— START DATA —
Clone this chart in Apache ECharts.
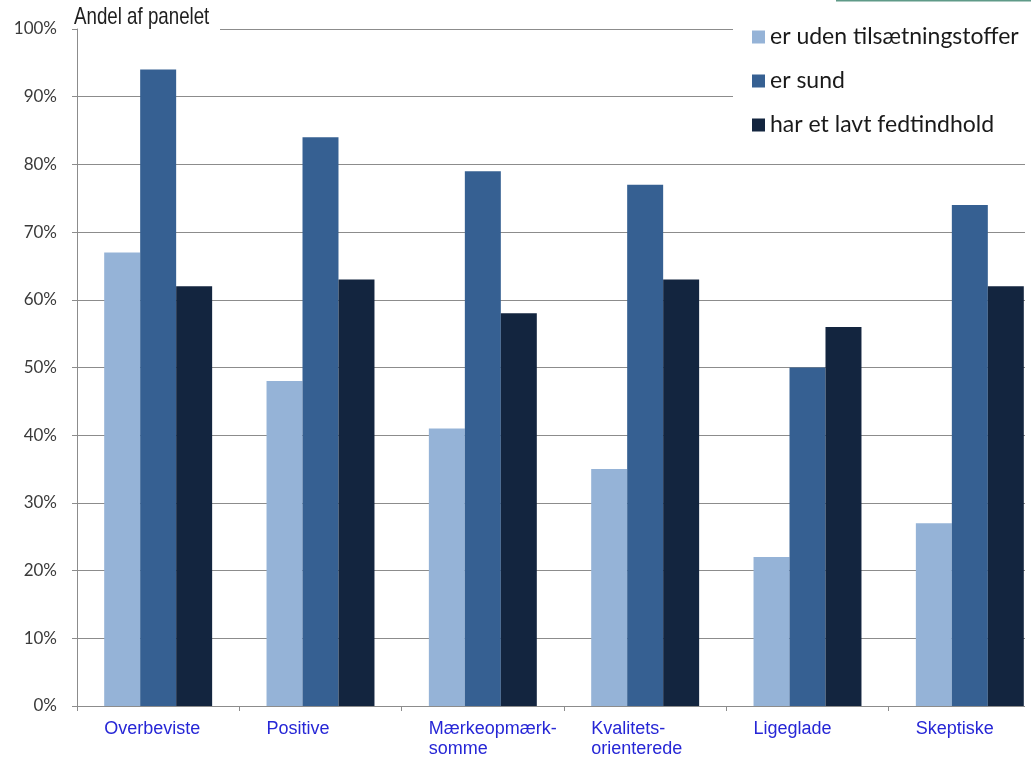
<!DOCTYPE html>
<html>
<head>
<meta charset="utf-8">
<script src="https://cdn.jsdelivr.net/npm/echarts@6/dist/echarts.min.js"></script>
<style>
html,body{margin:0;padding:0;background:#fff;overflow:hidden;width:1031px;height:762px;}
#chart{width:1051px;height:762px;}
</style>
</head>
<body>
<div id="chart"></div>
<script>
var categories = ['Overbeviste', 'Positive', 'Mærkeopmærk-\nsomme', 'Kvalitets-\norienterede', 'Ligeglade', 'Skeptiske'];
var seriesNames = ['er uden tilsætningstoffer', 'er sund', 'har et lavt fedtindhold'];
var udenTilsaetning = [67, 48, 41, 35, 22, 27];
var erSund = [94, 84, 79, 77, 50, 74];
var lavtFedt = [62, 63, 58, 63, 56, 62];
var yTicks = [0, 10, 20, 30, 40, 50, 60, 70, 80, 90, 100];
var titleText = 'Andel af panelet';
var colors = ['#95b3d7', '#366092', '#13253f'];

var chart = echarts.init(document.getElementById('chart'));
var grey = '#8c8c8c';
chart.setOption({
  animation: false,
  backgroundColor: '#ffffff',
  legend: {
    orient: 'vertical',
    left: 733, top: 0,
    width: 298, height: 150,
    padding: [25, 20, 12, 19],
    backgroundColor: '#ffffff',
    itemWidth: 13, itemHeight: 13, itemGap: 20,
    icon: 'rect',
    data: seriesNames,
    textStyle: {fontFamily: 'Lato, sans-serif', fontSize: 23, color: '#1a1a1a', lineHeight: 24}
  },
  grid: {left: 77, top: 29, right: 0, bottom: 56, containLabel: false},
  xAxis: {
    type: 'category',
    data: categories,
    axisLine: {lineStyle: {color: grey, width: 1}},
    axisTick: {show: true, length: 5, lineStyle: {color: grey}},
    axisLabel: {
      interval: 0,
      margin: 13,
      formatter: function (v) { return v.split('\n').map(function (s) { return '{a|' + s + '}'; }).join('\n'); },
      rich: {a: {width: 108, align: 'left', fontFamily: '"Liberation Sans", Arial, sans-serif', fontSize: 18, color: '#2626d6', lineHeight: 20}}
    }
  },
  yAxis: {
    type: 'value',
    min: yTicks[0], max: yTicks[yTicks.length - 1], interval: 10,
    axisLine: {show: true, lineStyle: {color: grey, width: 1}},
    axisTick: {show: true, length: 5, lineStyle: {color: grey}},
    splitLine: {show: true, lineStyle: {color: grey, width: 1}},
    axisLabel: {margin: 20, formatter: '{value}%', fontFamily: 'Lato, "Open Sans", sans-serif', fontSize: 17, color: '#3a3a3a'}
  },
  series: [
    {name: seriesNames[0], type: 'bar', data: udenTilsaetning, barGap: '0%', barCategoryGap: '33.5%', itemStyle: {color: colors[0]}},
    {name: seriesNames[1], type: 'bar', data: erSund, barGap: '0%', barCategoryGap: '33.5%', itemStyle: {color: colors[1]}},
    {name: seriesNames[2], type: 'bar', data: lavtFedt, barGap: '0%', barCategoryGap: '33.5%', itemStyle: {color: colors[2]}}
  ],
  graphic: [
    {type: 'rect', z: 100, shape: {x: 78, y: 26, width: 142, height: 5}, style: {fill: '#ffffff'}},
    {type: 'text', z: 102, x: 74, y: 5, scaleX: 0.78, scaleY: 1,
      style: {text: titleText, fill: '#1e1e1e', font: '24px "Liberation Sans", Arial, sans-serif', textAlign: 'left', textVerticalAlign: 'top'}},
    {type: 'rect', z: 100, shape: {x: 1025, y: 0, width: 30, height: 762}, style: {fill: '#ffffff'}},
    {type: 'line', z: 101, shape: {x1: 836, y1: 0.5, x2: 1031, y2: 0.5}, style: {stroke: '#5f9a88', lineWidth: 2}}
  ]
});
</script>
</body>
</html>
— END DATA —
WHAT YOU HAVE TO DO: Copy every line above word for word and exclude the pictures.

THE COMPLETED TASK:
Clone this chart in Apache ECharts.
<!DOCTYPE html>
<html>
<head>
<meta charset="utf-8">
<script src="https://cdn.jsdelivr.net/npm/echarts@6/dist/echarts.min.js"></script>
<style>
html,body{margin:0;padding:0;background:#fff;overflow:hidden;width:1031px;height:762px;}
#chart{width:1051px;height:762px;}
</style>
</head>
<body>
<div id="chart"></div>
<script>
var categories = ['Overbeviste', 'Positive', 'Mærkeopmærk-\nsomme', 'Kvalitets-\norienterede', 'Ligeglade', 'Skeptiske'];
var seriesNames = ['er uden tilsætningstoffer', 'er sund', 'har et lavt fedtindhold'];
var udenTilsaetning = [67, 48, 41, 35, 22, 27];
var erSund = [94, 84, 79, 77, 50, 74];
var lavtFedt = [62, 63, 58, 63, 56, 62];
var yTicks = [0, 10, 20, 30, 40, 50, 60, 70, 80, 90, 100];
var titleText = 'Andel af panelet';
var colors = ['#95b3d7', '#366092', '#13253f'];

var chart = echarts.init(document.getElementById('chart'));
var grey = '#8c8c8c';
chart.setOption({
  animation: false,
  backgroundColor: '#ffffff',
  legend: {
    orient: 'vertical',
    left: 733, top: 0,
    width: 298, height: 150,
    padding: [25, 20, 12, 19],
    backgroundColor: '#ffffff',
    itemWidth: 13, itemHeight: 13, itemGap: 20,
    icon: 'rect',
    data: seriesNames,
    textStyle: {fontFamily: 'Lato, sans-serif', fontSize: 23, color: '#1a1a1a', lineHeight: 24}
  },
  grid: {left: 77, top: 29, right: 0, bottom: 56, containLabel: false},
  xAxis: {
    type: 'category',
    data: categories,
    axisLine: {lineStyle: {color: grey, width: 1}},
    axisTick: {show: true, length: 5, lineStyle: {color: grey}},
    axisLabel: {
      interval: 0,
      margin: 13,
      formatter: function (v) { return v.split('\n').map(function (s) { return '{a|' + s + '}'; }).join('\n'); },
      rich: {a: {width: 108, align: 'left', fontFamily: '"Liberation Sans", Arial, sans-serif', fontSize: 18, color: '#2626d6', lineHeight: 20}}
    }
  },
  yAxis: {
    type: 'value',
    min: yTicks[0], max: yTicks[yTicks.length - 1], interval: 10,
    axisLine: {show: true, lineStyle: {color: grey, width: 1}},
    axisTick: {show: true, length: 5, lineStyle: {color: grey}},
    splitLine: {show: true, lineStyle: {color: grey, width: 1}},
    axisLabel: {margin: 20, formatter: '{value}%', fontFamily: 'Lato, "Open Sans", sans-serif', fontSize: 17, color: '#3a3a3a'}
  },
  series: [
    {name: seriesNames[0], type: 'bar', data: udenTilsaetning, barGap: '0%', barCategoryGap: '33.5%', itemStyle: {color: colors[0]}},
    {name: seriesNames[1], type: 'bar', data: erSund, barGap: '0%', barCategoryGap: '33.5%', itemStyle: {color: colors[1]}},
    {name: seriesNames[2], type: 'bar', data: lavtFedt, barGap: '0%', barCategoryGap: '33.5%', itemStyle: {color: colors[2]}}
  ],
  graphic: [
    {type: 'rect', z: 100, shape: {x: 78, y: 26, width: 142, height: 5}, style: {fill: '#ffffff'}},
    {type: 'text', z: 102, x: 74, y: 5, scaleX: 0.78, scaleY: 1,
      style: {text: titleText, fill: '#1e1e1e', font: '24px "Liberation Sans", Arial, sans-serif', textAlign: 'left', textVerticalAlign: 'top'}},
    {type: 'rect', z: 100, shape: {x: 1025, y: 0, width: 30, height: 762}, style: {fill: '#ffffff'}},
    {type: 'line', z: 101, shape: {x1: 836, y1: 0.5, x2: 1031, y2: 0.5}, style: {stroke: '#5f9a88', lineWidth: 2}}
  ]
});
</script>
</body>
</html>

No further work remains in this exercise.